[BEGIN Data entries]
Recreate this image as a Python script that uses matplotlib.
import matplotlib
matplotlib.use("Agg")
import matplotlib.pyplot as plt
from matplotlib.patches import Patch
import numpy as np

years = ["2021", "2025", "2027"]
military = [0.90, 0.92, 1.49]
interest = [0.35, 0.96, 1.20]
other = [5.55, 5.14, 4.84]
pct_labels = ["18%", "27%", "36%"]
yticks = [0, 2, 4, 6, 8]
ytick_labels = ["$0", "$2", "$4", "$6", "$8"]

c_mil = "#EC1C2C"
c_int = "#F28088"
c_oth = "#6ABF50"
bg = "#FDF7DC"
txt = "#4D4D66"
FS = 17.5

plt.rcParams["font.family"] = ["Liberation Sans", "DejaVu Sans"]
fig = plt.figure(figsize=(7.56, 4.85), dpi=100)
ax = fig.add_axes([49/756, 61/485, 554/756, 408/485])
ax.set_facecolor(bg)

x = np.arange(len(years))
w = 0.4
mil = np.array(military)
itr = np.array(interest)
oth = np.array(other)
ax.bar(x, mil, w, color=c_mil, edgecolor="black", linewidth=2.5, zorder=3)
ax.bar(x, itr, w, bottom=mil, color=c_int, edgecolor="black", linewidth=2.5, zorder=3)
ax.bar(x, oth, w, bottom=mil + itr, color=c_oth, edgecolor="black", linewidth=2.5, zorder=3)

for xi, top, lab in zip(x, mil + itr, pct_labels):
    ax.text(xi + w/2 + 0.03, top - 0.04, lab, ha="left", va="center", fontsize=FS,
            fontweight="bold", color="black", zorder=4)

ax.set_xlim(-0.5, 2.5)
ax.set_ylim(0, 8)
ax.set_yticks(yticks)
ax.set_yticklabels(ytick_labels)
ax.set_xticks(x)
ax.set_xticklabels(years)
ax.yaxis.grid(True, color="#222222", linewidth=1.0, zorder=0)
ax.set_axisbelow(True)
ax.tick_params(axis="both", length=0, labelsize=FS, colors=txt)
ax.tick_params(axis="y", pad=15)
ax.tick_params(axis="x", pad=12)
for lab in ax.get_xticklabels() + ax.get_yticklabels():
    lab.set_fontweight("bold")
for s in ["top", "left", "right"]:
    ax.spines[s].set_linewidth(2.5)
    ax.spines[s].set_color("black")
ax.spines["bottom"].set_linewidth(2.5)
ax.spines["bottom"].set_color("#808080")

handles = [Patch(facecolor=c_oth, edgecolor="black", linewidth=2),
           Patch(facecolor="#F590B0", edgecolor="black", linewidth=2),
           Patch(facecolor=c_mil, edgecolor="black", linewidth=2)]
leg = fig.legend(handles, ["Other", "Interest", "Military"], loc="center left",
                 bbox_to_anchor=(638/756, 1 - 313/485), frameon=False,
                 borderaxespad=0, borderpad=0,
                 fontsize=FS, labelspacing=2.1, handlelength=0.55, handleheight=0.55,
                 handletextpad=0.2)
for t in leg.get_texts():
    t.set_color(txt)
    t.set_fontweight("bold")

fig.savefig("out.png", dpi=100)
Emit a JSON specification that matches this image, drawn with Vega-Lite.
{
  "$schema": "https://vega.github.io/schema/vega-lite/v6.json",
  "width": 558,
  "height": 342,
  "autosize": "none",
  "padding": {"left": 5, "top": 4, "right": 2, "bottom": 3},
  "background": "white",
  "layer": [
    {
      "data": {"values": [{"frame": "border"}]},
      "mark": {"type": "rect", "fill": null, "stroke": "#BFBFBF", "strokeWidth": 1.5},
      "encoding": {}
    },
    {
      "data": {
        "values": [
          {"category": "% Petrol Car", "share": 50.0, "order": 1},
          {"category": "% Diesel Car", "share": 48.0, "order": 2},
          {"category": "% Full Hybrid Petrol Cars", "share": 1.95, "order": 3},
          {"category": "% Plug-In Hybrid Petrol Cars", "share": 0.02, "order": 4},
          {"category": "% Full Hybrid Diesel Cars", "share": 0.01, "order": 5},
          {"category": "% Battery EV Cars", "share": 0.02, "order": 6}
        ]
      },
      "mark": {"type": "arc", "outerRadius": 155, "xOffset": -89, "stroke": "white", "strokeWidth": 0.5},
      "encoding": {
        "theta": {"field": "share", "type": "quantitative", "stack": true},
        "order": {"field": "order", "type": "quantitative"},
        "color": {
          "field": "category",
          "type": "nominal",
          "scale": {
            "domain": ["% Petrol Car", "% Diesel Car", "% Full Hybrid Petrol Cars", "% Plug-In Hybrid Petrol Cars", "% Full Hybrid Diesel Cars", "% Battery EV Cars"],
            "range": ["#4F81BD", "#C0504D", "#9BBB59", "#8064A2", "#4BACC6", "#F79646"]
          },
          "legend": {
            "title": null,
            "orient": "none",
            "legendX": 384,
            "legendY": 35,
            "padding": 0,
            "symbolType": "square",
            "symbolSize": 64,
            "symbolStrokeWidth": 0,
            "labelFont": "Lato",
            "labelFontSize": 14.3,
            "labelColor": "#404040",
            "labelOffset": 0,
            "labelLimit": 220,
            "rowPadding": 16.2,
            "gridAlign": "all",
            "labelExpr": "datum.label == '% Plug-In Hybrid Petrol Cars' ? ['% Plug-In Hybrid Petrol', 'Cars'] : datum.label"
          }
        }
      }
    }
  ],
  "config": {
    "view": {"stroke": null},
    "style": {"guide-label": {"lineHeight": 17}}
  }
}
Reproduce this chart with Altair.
[END Data entries]
Return exactly the leading lines of the listing, stopping after the line in which "import numpy as np" occurs.

▶ Written solution
Recreate this image as a Python script that uses matplotlib.
import matplotlib
matplotlib.use("Agg")
import matplotlib.pyplot as plt
from matplotlib.patches import Patch
import numpy as np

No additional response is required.